Your safest bet is to throw the greens into smoothies or soups for added nutrition with this storage method.
Remove the outer leaves of the whole head. Trim the stem from the lettuce and wash the remaining leaves under cold water. Dry the leaves on paper towels and then store them in freezer bags for up to six months.
Another smart method for storing lettuce or leafy greens is to turn them into a puree. Blend clean greens with a little water to make a green juice.
Pour the liquid into ice cube trays and freeze them for up to six months. Add the cubes to smoothies or stews when desired.
Turn it into Pesto
The tastiest recipe for how to store lettuce and other greens is to turn it into a condiment. This pesto is fantastic because it has a bright, arugula flavor that pairs well with the cheese and oil.
Chop the garlic cloves in a food processor with a steel blade. Scrape the garlic down from the sides of the bowl and add the walnuts. Turn the machine on until everything gets finely ground. Scrape the side of the bowl again, and then add the arugula and the salt.
Pulse the processor until everything becomes finely chopped. Run the machine on low and slowly drizzle in the olive oil.

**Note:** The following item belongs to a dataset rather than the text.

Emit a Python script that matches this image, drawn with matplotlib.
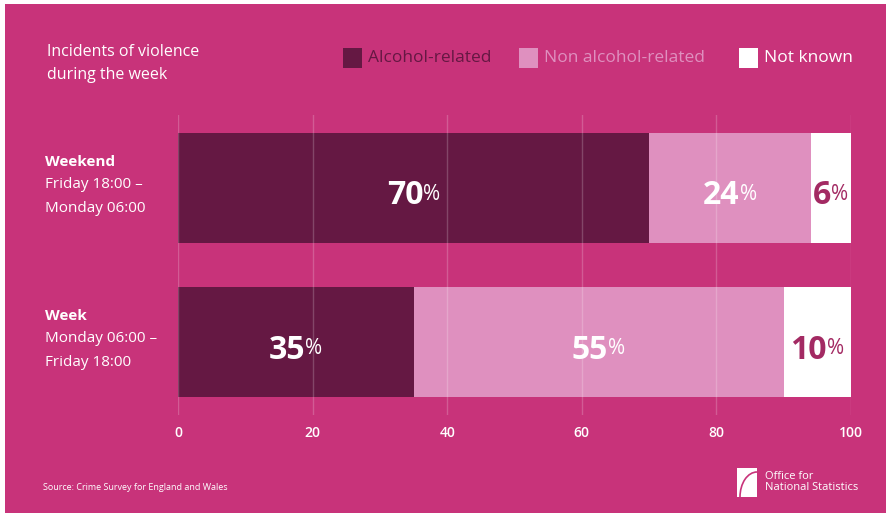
import matplotlib
matplotlib.use("Agg")
import matplotlib.pyplot as plt
from matplotlib.patches import Rectangle, Arc

# data
categories = ["Weekend", "Week"]
periods = [["Friday 18:00 –", "Monday 06:00"], ["Monday 06:00 –", "Friday 18:00"]]
alcohol = [70, 35]
non_alcohol = [24, 55]
not_known = [6, 10]
ticks = [0, 20, 40, 60, 80, 100]

BG = "#c8337a"
DARK = "#651843"
LIGHT = "#df90bf"
NK_TEXT = "#a32a63"
plt.rcParams["font.family"] = ["Open Sans", "DejaVu Sans"]

W, H = 887, 513
fig = plt.figure(figsize=(W / 100, H / 100), dpi=100, facecolor="white")
# magenta panel with thin white edge top/left
fig.patches.append(Rectangle((5 / W, 0), 1, 1 - 4 / H, transform=fig.transFigure,
                             facecolor=BG, edgecolor="none", zorder=-5))

ax = fig.add_axes([178 / W, 1 - 415 / H, 673 / W, 300 / H])
ax.set_facecolor("none")
ax.set_xlim(0, 100)
ax.set_ylim(1.474, -0.474)
for s in ax.spines.values():
    s.set_visible(False)

y = list(range(len(categories)))
h = 0.714
segs = [(alcohol, DARK, "white"),
        (non_alcohol, LIGHT, "white"),
        (not_known, "white", NK_TEXT)]
left = [0] * len(categories)
labels = []
for vals, col, tcol in segs:
    ax.barh(y, vals, left=left, height=h, color=col, edgecolor="none", zorder=2)
    for i, v in enumerate(vals):
        labels.append((left[i] + v / 2, y[i], v, tcol))
    left = [l + v for l, v in zip(left, vals)]

for t in ticks:
    ax.axvline(t, color="white", alpha=0.2, lw=1, zorder=3)
ax.set_xticks(ticks)
ax.set_xticklabels([str(t) for t in ticks], color="white", fontsize=10, fontweight="semibold")
ax.tick_params(axis="x", length=0, pad=8)
ax.set_yticks([])

# value labels: bold number + smaller regular %
fig.canvas.draw()
r = fig.canvas.get_renderer()
inv = ax.transData.inverted()
for cx, cy, v, tcol in labels:
    n = ax.text(0, 0, str(v), fontsize=23, fontweight="bold", color=tcol, zorder=4,
                va="center_baseline")
    p = ax.text(0, 0, "%", fontsize=15, color=tcol, zorder=4, va="center_baseline")
    w1 = n.get_window_extent(r).width
    w2 = p.get_window_extent(r).width
    px, py = ax.transData.transform((cx, cy))
    py -= 4
    x0 = px - (w1 + w2) / 2
    n.set_position(inv.transform((x0, py)))
    p.set_position(inv.transform((x0 + w1, py)))

# row labels
for i, (c, per) in enumerate(zip(categories, periods)):
    ty = 162 + 154 * i
    fig.text(45 / W, 1 - ty / H, c, color="white", fontsize=11, fontweight="bold", va="center")
    for j, line in enumerate(per):
        fig.text(45 / W, 1 - (ty + 23 * (j + 1)) / H, line, color="white", fontsize=11,
                 va="center")

# title and legend
fig.text(47 / W, 1 - 52 / H, "Incidents of violence", color="white", fontsize=11.5, va="center")
fig.text(47 / W, 1 - 75 / H, "during the week", color="white", fontsize=11.5, va="center")
leg = [(343, DARK, "Alcohol-related"),
       (519, LIGHT, "Non alcohol-related"),
       (739, "white", "Not known")]
for x, col, name in leg:
    fig.patches.append(Rectangle((x / W, 1 - 68 / H), 19 / W, 20 / H, transform=fig.transFigure,
                                 facecolor=col, edgecolor="none"))
    fig.text((x + 25) / W, 1 - 58 / H, name, color=col, fontsize=12.5, va="center")

# footer
fig.text(43 / W, 1 - 488 / H, "Source: Crime Survey for England and Wales", color="white",
         fontsize=6.5, va="center")
fig.patches.append(Rectangle((737 / W, 1 - 497 / H), 20 / W, 29 / H, transform=fig.transFigure,
                             facecolor="white", edgecolor="none"))
fig.patches.append(Arc((757 / W, 1 - 497 / H), 34 / W, 50 / H, theta1=90, theta2=180,
                       transform=fig.transFigure, color=BG, lw=1.2))
fig.text(765 / W, 1 - 482 / H, "Office for\nNational Statistics", color="white",
         fontsize=8, va="center", linespacing=1.1)

fig.savefig("out.png", dpi=100, facecolor=fig.get_facecolor())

You may not use all the oil if you reach the desired consistency. Once the pesto mix is smooth, stir in the grated Parmesan. Store the homemade pesto in an airtight jar and keep in the fridge for up to one week.
Purchase Storage Bags
Like most kitchen tools, there are many products for you to purchase that help when storing lettuce for as long as possible. Some of the best products for storing greens include organic cotton bags, cloth mesh bags, terry cloth bags, and even a kitchen towel.
Wrapping the lettuce in these products helps absorb some excess moisture while still allowing it to breathe in the crisper drawer and stay crunchy.
Although there aren’t endless strategies for storing lettuce, there are undoubtedly various options and tactics to choose from.
Deciding the best way to store lettuce for yourself depends on how long you want the lettuce to last and how easy and accessible you want the lettuce. We guarantee that you’re sure to find one that fits you and your cooking needs.